Minister of Education, Youth, Sport and Culture the Hon. Carl Bethel said the implementation of the projects and the signing of their agreements are timely in that the Ministry and the Department are discussing programmes that would advance the education system and by extension the country.
Mr. Bethel explained that recent global events, the emergence of food shortages and the rising prices of staple such as corn, wheat, rice and other agricultural products now necessities a renewed focus upon food production at the national level and the effective use of available land.
“The rising average age of registered farmers and the reduced numbers of such farmers,” he said, “is a dire warning sign to Bahamians that we are failing to optimise the production potential of our land, and consequently are becoming more and more helpless in the face of global developments.
He added that governments throughout the world are increasing emphasis on and allocating additional resources toward the further growth and development of the Agriculture Industry.
“It is envisaged that this renewal and ongoing focus would improve food security, increase economic growth, increase consumption of fruits, vegetables and ground provisions, contribute to reduction in food importation and hopefully through healthy lifestyle initiatives contribute to the reduction of non-communicable diseases such as diabetes, hypertension and obesity which are causing governments billions of dollars in Health Care.”
Mr. Bethel said it is widely accepted that one of the long term solutions to these growing concerns is the exposure to and education of students in the rudiments of agriculture, its importance to the growth and development of economies and the quality of life that could be derived from the consumption of locally grown and unprocessed agricultural produce.
“The government of The Bahamas through its education system has been and still is promoting and investing in a structured Agricultural Science Programme primarily at the high school level.
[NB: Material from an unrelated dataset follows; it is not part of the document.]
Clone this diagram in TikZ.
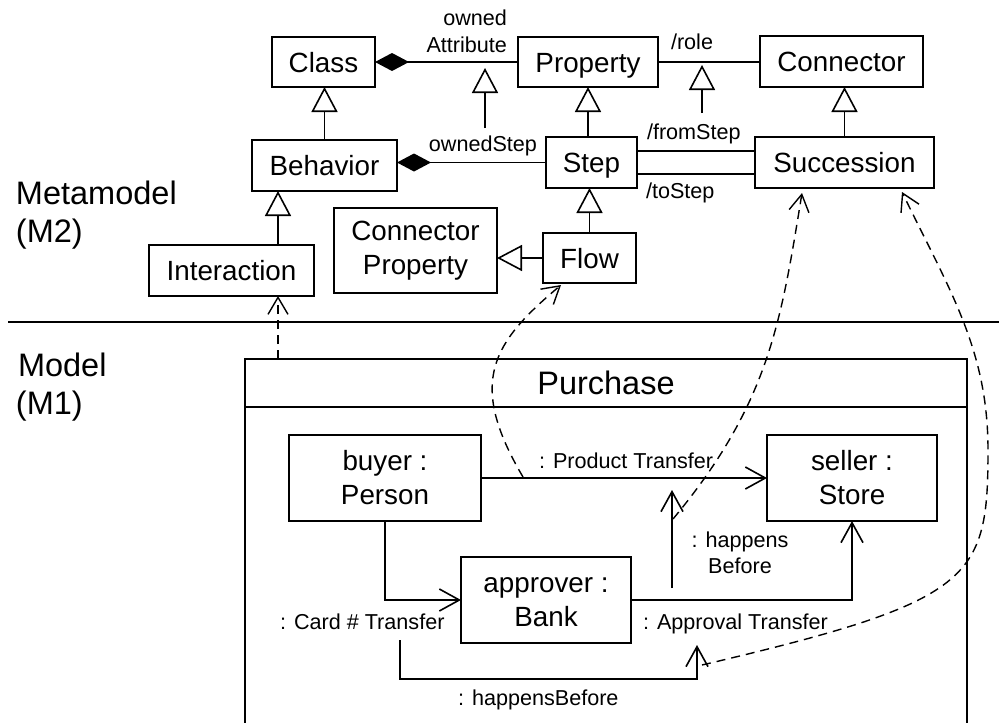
\documentclass[tikz,border=0pt]{standalone}
\usepackage{fontspec}
\setmainfont{Liberation Sans}
\usetikzlibrary{arrows.meta,calc}
\begin{document}
\begin{tikzpicture}[x=1pt,y=-1pt,
  every node/.style={inner sep=0pt, outer sep=0pt},
  cls/.style={draw, line width=1.6pt, font=\fontsize{27.8}{34}\selectfont,
              text height=20pt, text depth=0pt, align=center},
  cls2/.style={draw, line width=1.6pt, font=\fontsize{27.8}{34}\selectfont, align=center},
  lbl/.style={font=\fontsize{21.6}{26}\selectfont},
  big/.style={font=\fontsize{32.5}{38}\selectfont},
  wire/.style={line width=1.6pt},
  gen/.style={wire, -{Triangle[open, length=25pt, width=26pt, line width=1.6pt]}},
  comp/.style={wire, {Diamond[length=34pt, width=18pt]}-},
  nav/.style={wire, -{Straight Barb[length=20pt, width=22pt, line width=1.6pt]}},
  dep/.style={line width=1.4pt, dash pattern=on 9pt off 6pt,
              -{Straight Barb[length=17pt, width=20pt, line width=1.4pt]}},
]
\useasboundingbox (0,0) rectangle (999,723);

% ---------- metamodel classes ----------
\node[cls, minimum width=103, minimum height=50] (class) at (323.5,62) {Class};
\node[cls, minimum width=140, minimum height=50] (prop) at (588,62) {Property};
\node[cls, minimum width=163, minimum height=51] (conn) at (841.5,61.5) {Connector};
\node[cls, minimum width=145, minimum height=51] (behav) at (324.5,165.5) {Behavior};
\node[cls, minimum width=91, minimum height=51] (step) at (591.5,162.5) {Step};
\node[cls, minimum width=179, minimum height=51] (succ) at (844.5,162.5) {Succession};
\node[cls, minimum width=165, minimum height=51] (inter) at (231.5,270.5) {Interaction};
\node[cls2, minimum width=163, minimum height=85] (cprop) at (415.5,250.5) {\rule{0pt}{20pt}Connector\\Property};
\node[cls, minimum width=93, minimum height=50] (flow) at (589.5,258) {Flow};

% helper levels
\coordinate (yA) at (0,151);
\coordinate (yB) at (0,174);
\coordinate (gI) at (278,0);

% associations
\draw[comp] (class.east) -- (class.east -| prop.west);
\draw[wire] (prop.east) -- (prop.east -| conn.west);
\draw[comp] (behav.east |- step.west) -- (step.west);
\draw[wire] (step.east |- yA) -- (succ.west |- yA);
\draw[wire] (step.east |- yB) -- (succ.west |- yB);

% generalizations
\draw[gen] (behav.north) -- (behav.north |- class.south);
\draw[gen] (prop.south |- step.north) -- (prop.south);
\draw[gen] (flow.north) -- (flow.north |- step.south);
\draw[gen] (flow.west) -- (flow.west -| cprop.east);
\draw[gen] (succ.north) -- (succ.north |- conn.south);
\draw[gen] (gI |- inter.north) -- (gI |- behav.south);

% subsetting of association ends
\coordinate (subAa) at (485,128);
\coordinate (subAb) at (485,68);
\draw[gen] (subAa) -- (subAb);
\coordinate (subBa) at (702,113);
\coordinate (subBb) at (702,65);
\draw[gen] (subBa) -- (subBb);

% end names
\node[lbl, anchor=base east] (lOwned) at (507,25) {owned};
\node[lbl, anchor=base east] (lAttr) at (507,52) {Attribute};
\node[lbl, anchor=base east] (lOStep) at (537,151) {ownedStep};
\node[lbl, anchor=base west] (lRole) at (671,49) {/role};
\node[lbl, anchor=base west] (lFrom) at (647,139) {/fromStep};
\node[lbl, anchor=base west] (lTo) at (646,198) {/toStep};

% ---------- level separator and level names ----------
\coordinate (sepL) at (8,322);
\coordinate (sepR) at (999,322);
\draw[wire] (sepL) -- (sepR);
\node[big, anchor=base west] (mm) at (16,204) {Metamodel};
\node[big, anchor=base west] (m2) at (16,242) {(M2)};
\node[big, anchor=base west] (md) at (18,376) {Model};
\node[big, anchor=base west] (m1) at (16,414) {(M1)};

% ---------- model: Purchase ----------
\coordinate (pTL) at (245,359);
\coordinate (pTR) at (967,359);
\draw[wire] (245,724) -- (pTL) -- (pTR) -- (967,724);
\draw[wire] (245,407) -- (967,407);
\node[big] (purch) at (606,383) {Purchase};

\node[cls2, minimum width=192, minimum height=86] (buyer) at (385,478) {\rule{0pt}{20pt}buyer :\\Person};
\node[cls2, minimum width=170, minimum height=86] (seller) at (852,478) {\rule{0pt}{20pt}seller :\\Store};
\node[cls2, minimum width=170, minimum height=86] (approver) at (546,600) {\rule{0pt}{20pt}approver :\\Bank};

% flows
\draw[nav] (buyer.east) -- (buyer.east -| seller.west);
\draw[nav] (buyer.south) -- (buyer.south |- approver.west) -- (approver.west);
\draw[nav] (approver.east) -- (approver.east -| seller.south) -- (seller.south);

% successions
\coordinate (hbA) at (672,588);
\coordinate (hbB) at (672,490);
\draw[nav] (hbA) -- (hbB);
\coordinate (hbC) at (400,640);
\coordinate (hbE) at (697,679);
\coordinate (hbD) at (697,645);
\draw[nav] (hbC) |- (hbE) -- (hbD);

\node[lbl, anchor=base west] (lProd) at (539,468) {: Product Transfer};
\node[lbl, anchor=base] (lHb1) at (740,547) {: happens};
\node[lbl, anchor=base] (lHb2) at (740,573) {Before};
\node[lbl, anchor=base west] (lCard) at (280,629) {: Card \# Transfer};
\node[lbl, anchor=base west] (lAppr) at (643,629) {: Approval Transfer};
\node[lbl, anchor=base west] (lHb3) at (458,705) {: happensBefore};

% ---------- instance-of dependencies ----------
\coordinate (iA) at (278,359);
\draw[dep] (iA) -- (gI |- inter.south);
\coordinate (pf) at (523,477);
\draw[dep] (pf) .. controls (467,382) and (492,343) .. ($(flow.south west)+(18,2)$);
\coordinate (hb1) at (673,519);
\draw[dep] (hb1) .. controls (769,403.5) and (781,322) .. ($(succ.south west)+(47,5)$);
\coordinate (hbF) at (702,665);
\coordinate (hbG) at (988,450);
\draw[dep] (hbF) .. controls (974,601) and (988,580) .. (hbG)
               .. controls (988,350) and (950,291) .. ($(succ.south west)+(147,4)$);
\end{tikzpicture}
\end{document}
To-date, the programme is being offered in 29 schools inclusive of three special schools with 14 of which are on New Providence and 15 in the Family Islands.”
He noted that there is a small percentage of primary schools with vegetable beds due to limited land space and untrained agriculture instructors at this level.
The Minister said the School Garden Programme and TeleFood Projects would contribute significantly to the attainment of the government’s goals in addition to:
Improving food security at the community level;
Improving the nutrition of school-aged children;
Fostering an understanding of food production – from farm to table;
Encouraging children to see and use the garden as Living Laboratory;
Reducing the stigma associated with agriculture;
Providing students wishing to pursue Agricultural Science at the junior high school level with the requisite knowledge skills and attitudes; and
Training and upgrading of teachers in Agricultural Science at the primary school level
The Regional FAO Representative Dr. Dustin Campbell said the project is considered a benchmark for the region because it addresses the issues of Non-Communicable Diseases and food security.
Dr. Campbell said in developing this project, the FAO took into consideration concerns expressed by The Bahamas’ government with regards to the increasing prevalence of obesity and chronic nutritional diseases among its population and its socio-economic consequences.
He said recognition was also given to the fact that the government has been supporting several initiatives and programmes aimed at addressing these problems. Dr. Campbell added that the FAO believes there is a potential to increase the impact of government’s efforts.